Leonhardt, like his colleagues at the Times, is impatient with this uncertain state of affairs. His column was meant to demonstrate that even our meager collection of undisputed facts is enough to put the president in the dock. The particular crime or misdemeanor he has in mind is obstruction of justice—the very same charge used to impeach Bill Clinton. In his bill of particulars, Leonhardt notes that Trump had asked the FBI director, James Comey, to lighten up in his pursuit of Trump’s former adviser Michael Flynn. He asked two other advisers to make the same request. After Trump fired Comey, he tweeted about it triumphantly and a few days later told an interviewer on television that he’d fired Comey because of “the Russia thing.” Several times he publicly berated his attorney general, Jeff Sessions, for letting the investigation proceed. Then, again taking to twitter, Trump angrily denounced Andrew McCabe, another G-man involved in the investigation.
“Obstruction of justice involves intent,” Leonhardt instructed his readers. And plainly these actions reveal Trump’s intent.
You can say that again, David! (Just wait—I bet he does.) How can anyone doubt Trump’s intent? He wants the investigation to end, says so repeatedly, and will do anything to make this happen, short of shutting it down himself. During the hyperbolic Trump era, I have grown leery of intensifiers, from both the president and his critics, but even I must admit that if Trump’s behavior constitutes obstruction of justice, it is surely the most ostentatious display of obstruction in the history of…okay, the universe.
Even the behind-scenes actions Leonhardt includes in his indictment, such as Trump’s telling the White House counsel to fire Mueller, would in effect have been carried out in the full light of day. At least Richard Nixon tried to keep his obstruction on the QT. A man who brags publicly about what he’s doing as he’s doing it, and then loudly complains when it doesn’t have the desired effect, probably isn’t intending to commit a crime.

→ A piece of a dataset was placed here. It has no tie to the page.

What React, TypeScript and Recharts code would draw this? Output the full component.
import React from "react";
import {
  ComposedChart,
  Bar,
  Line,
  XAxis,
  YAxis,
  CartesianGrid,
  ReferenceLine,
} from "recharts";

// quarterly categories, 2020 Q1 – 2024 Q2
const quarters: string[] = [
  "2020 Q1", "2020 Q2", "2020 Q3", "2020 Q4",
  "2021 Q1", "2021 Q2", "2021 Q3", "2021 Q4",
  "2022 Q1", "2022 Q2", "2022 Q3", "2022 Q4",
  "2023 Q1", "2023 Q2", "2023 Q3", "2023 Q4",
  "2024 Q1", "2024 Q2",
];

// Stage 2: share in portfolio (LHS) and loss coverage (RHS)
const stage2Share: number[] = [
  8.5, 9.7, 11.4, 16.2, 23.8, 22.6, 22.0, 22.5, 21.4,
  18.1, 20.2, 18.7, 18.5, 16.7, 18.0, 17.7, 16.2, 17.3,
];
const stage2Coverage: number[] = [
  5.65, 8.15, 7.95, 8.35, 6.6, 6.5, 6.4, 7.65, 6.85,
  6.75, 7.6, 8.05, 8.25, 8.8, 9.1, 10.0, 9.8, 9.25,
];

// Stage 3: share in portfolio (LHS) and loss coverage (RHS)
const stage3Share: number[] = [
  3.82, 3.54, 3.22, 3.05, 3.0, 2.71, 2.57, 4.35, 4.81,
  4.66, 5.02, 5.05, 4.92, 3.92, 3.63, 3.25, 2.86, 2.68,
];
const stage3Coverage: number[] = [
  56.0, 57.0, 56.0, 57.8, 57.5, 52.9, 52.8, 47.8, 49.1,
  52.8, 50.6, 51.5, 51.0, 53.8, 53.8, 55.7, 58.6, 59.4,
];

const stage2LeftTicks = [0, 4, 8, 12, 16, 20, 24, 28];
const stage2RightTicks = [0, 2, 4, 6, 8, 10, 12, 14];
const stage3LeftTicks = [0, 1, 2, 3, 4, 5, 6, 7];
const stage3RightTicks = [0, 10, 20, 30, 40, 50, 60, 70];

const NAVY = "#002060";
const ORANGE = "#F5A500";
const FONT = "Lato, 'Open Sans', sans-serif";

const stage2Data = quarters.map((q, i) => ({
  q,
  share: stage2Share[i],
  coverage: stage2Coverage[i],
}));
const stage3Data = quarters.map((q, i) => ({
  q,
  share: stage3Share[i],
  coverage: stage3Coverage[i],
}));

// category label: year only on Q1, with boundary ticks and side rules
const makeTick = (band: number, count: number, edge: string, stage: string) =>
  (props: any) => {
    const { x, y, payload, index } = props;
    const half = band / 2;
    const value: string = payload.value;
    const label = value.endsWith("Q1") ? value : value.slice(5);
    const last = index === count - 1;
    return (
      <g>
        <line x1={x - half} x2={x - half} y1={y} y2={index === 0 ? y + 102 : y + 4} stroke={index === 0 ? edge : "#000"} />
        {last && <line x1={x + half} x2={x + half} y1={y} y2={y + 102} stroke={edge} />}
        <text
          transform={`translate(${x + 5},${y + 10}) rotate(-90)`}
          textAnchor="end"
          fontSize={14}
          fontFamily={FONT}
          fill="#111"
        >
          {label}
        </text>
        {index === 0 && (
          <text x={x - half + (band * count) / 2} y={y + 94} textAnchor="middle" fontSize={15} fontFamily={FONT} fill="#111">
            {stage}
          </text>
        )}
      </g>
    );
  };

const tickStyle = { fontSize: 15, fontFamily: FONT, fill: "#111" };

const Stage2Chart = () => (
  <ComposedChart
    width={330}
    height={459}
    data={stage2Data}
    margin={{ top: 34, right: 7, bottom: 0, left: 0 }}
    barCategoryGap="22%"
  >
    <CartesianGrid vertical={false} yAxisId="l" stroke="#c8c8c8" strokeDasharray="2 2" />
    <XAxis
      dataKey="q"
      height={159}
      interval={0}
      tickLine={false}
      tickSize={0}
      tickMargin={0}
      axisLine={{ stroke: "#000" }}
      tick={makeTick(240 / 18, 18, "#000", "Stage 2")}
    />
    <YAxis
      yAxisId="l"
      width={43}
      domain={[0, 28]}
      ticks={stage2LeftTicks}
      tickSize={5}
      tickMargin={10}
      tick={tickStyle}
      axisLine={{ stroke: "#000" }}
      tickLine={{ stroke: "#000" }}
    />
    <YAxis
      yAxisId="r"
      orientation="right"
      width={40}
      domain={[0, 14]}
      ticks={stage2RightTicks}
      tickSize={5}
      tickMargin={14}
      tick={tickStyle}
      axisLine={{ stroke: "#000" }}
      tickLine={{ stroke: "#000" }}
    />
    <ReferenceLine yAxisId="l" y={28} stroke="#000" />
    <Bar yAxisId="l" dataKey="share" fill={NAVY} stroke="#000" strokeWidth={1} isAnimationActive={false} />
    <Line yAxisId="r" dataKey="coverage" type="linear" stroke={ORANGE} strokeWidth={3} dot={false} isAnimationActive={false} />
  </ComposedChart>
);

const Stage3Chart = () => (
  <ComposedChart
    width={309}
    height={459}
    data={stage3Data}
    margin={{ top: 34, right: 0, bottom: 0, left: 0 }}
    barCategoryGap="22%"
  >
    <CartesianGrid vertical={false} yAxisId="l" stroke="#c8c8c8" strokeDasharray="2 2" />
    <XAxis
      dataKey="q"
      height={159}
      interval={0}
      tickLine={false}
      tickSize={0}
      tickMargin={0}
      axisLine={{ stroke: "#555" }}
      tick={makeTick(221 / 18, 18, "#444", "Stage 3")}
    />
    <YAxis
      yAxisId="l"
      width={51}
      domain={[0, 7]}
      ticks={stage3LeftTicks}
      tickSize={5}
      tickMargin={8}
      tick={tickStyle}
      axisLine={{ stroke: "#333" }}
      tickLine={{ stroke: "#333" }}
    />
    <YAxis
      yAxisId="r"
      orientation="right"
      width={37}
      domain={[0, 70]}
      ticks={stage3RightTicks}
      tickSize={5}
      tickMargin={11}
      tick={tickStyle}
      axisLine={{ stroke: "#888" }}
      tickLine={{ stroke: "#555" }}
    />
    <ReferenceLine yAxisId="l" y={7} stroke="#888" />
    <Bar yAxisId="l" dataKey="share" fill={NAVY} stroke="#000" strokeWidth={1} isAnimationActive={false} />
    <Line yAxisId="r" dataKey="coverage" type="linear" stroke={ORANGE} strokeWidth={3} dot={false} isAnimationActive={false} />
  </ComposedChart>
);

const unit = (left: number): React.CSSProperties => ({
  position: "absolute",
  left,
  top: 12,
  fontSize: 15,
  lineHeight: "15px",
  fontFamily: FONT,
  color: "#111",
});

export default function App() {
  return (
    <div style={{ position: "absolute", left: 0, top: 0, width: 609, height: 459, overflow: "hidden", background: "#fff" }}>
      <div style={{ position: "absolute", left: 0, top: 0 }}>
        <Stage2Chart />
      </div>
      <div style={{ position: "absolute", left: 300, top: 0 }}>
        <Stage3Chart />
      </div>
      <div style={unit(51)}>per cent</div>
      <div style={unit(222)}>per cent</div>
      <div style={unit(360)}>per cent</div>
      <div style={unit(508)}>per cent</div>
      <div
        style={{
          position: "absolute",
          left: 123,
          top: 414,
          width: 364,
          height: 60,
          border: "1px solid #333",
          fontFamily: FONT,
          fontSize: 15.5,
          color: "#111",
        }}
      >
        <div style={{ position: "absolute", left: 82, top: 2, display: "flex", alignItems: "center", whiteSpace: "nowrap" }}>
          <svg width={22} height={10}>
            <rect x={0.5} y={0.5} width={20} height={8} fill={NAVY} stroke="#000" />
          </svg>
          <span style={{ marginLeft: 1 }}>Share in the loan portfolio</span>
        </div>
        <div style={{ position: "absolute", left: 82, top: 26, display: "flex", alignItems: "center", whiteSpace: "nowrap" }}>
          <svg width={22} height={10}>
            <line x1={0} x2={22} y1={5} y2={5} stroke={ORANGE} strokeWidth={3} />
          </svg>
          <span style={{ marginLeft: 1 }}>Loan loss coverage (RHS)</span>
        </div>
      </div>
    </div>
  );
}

Such a man may be a sociopath—but not necessarily a criminal.
The thinness of the case against Trump, as it stands now, is really beside the point. Impeachment fever has become a permanent condition in the body politic. Nearly every president in the last half century has faced calls for impeachment, and not just from lunatics. When Ronald Reagan appeared (incorrectly) to be deeply involved in the Iran Contra affair, many of his opponents called for impeachment. Bill Clinton, as we know, was well and truly impeached. The idea of impeaching George W. Bush was catnip for left-wing Democrats from the moment the Iraq adventure went sour. Even the usually level-headed legal commentator Andrew McCarthy wrote a book with the subtitle “Building the Political Case for Obama’s Impeachment.”

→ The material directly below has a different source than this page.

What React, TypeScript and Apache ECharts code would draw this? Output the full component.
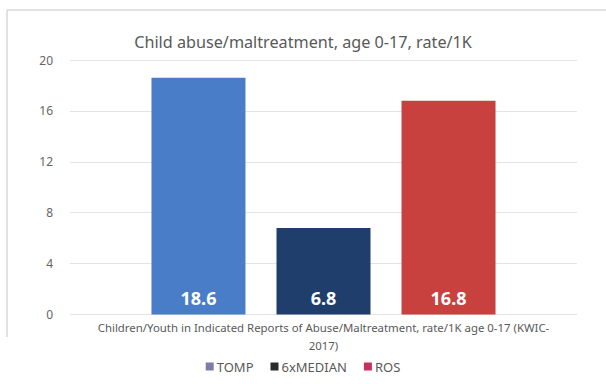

At least McCarthy’s effort was best viewed as a thought experiment: Can a legal case for impeachment, even one that’s airtight, survive without popular support? The latter is as crucial as the former. Recall that Nixon’s public reason for stepping down was that his political base on Capitol Hill had eroded to the point where the president would be essentially powerless for the rest of his term. (Of course, the loss of his political power also made his impeachment inevitable.) In the laws of political thermodynamics, any bold action can create an opposite and equal reaction, and it doesn’t get much bolder than presidential impeachment.
To cite a small example: Once Republicans raised the possibility of impeachment, Obama’s defenders leapt into action. They were building fundraising campaigns around McCarthy’s book a month before the publication date. A more consequential example: The legally impeccable but widely unpopular impeachment of Clinton killed Republicans’ hoped-for gains in the 1998 midterm elections.

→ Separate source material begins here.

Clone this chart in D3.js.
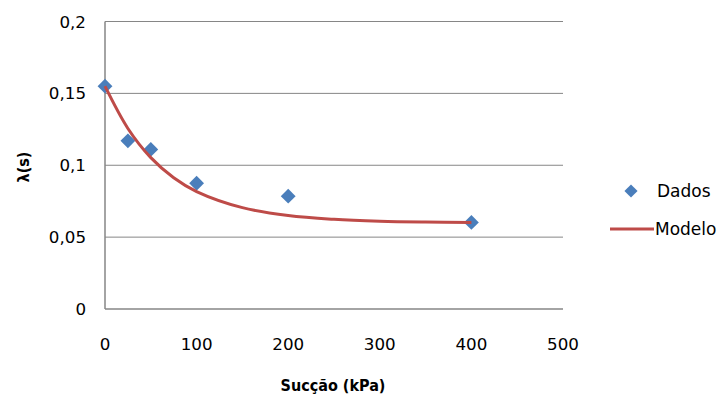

These lessons are not lost on professional Democrats and soberer activists. When six Democratic congressmen formally introduced articles of impeachment late last year, party leaders, including Nancy Pelosi and Steny Hoyer, treated them like overenthusiastic children tracking mud all over the nice new carpet. Even Adam Schiff, the president’s most vocal congressional critic, took to the New York Times op-ed page to stifle impeachment talk.
It’s the smart move. Party leaders had much the same reaction when Democrats last succumbed to impeachment fever, in the election year 2006, under President Bush. Not coincidentally, 2006 was also the year of a Democratic landslide in congressional races—the same result Democrats hope for this fall. A serious bid for impeachment that year would likely have rallied the Republicans and stemmed the Democratic tide.
But that was a long time ago, and between then and now a different Democratic Party has emerged beneath the feet of leaders like Pelosi and Hoyer, whose establishmentarian realism annoys their base just as Paul Ryan’s relative moderation rankled Trump voters. Schiff may have been right to call impeachment talk “bait,” a trap waiting to be sprung by cunning Republicans. Ordinary Democrats are eager to chomp. A recent Quinnipiac poll showed that 71 percent of Democrats favor impeachment proceedings if their party takes the House of Representatives in November. Over the last six months the Democratic activist/billionaire Tom Steyer has collected 5.2 million signatures for his impeachment petition.
Republicans react with mock horror, begging the Democrats not to throw them in the impeachment briar patch. Trump has even made it a riff in the frequent “campaign style” speeches he can’t resist making to Republicans out in cow country. He singles out Pelosi, of course, but also Maxine Waters, who has been calling for Trump’s removal since his inauguration. “She’s a low-IQ individual,” the president says, gallantly, as his audiences cheer.
For Democrats like Leonhardt, the case for impeachment has already been made; for Democrats like Waters, the case doesn’t need to be made. Together they constitute a large majority of their party. Schiff may caution them to wait for the special counsel to finish his investigation, but why? Impeachment is the only solution to a problem more fundamental than Russian collusion or Trump’s obstruction. For them the problem is Trump himself, the mere fact of his presidency. If the House falls into Pelosi’s lap this fall, she will have their fervor to thank for it, and suddenly all this fanciful impeachment talk won’t seem so fanciful after all.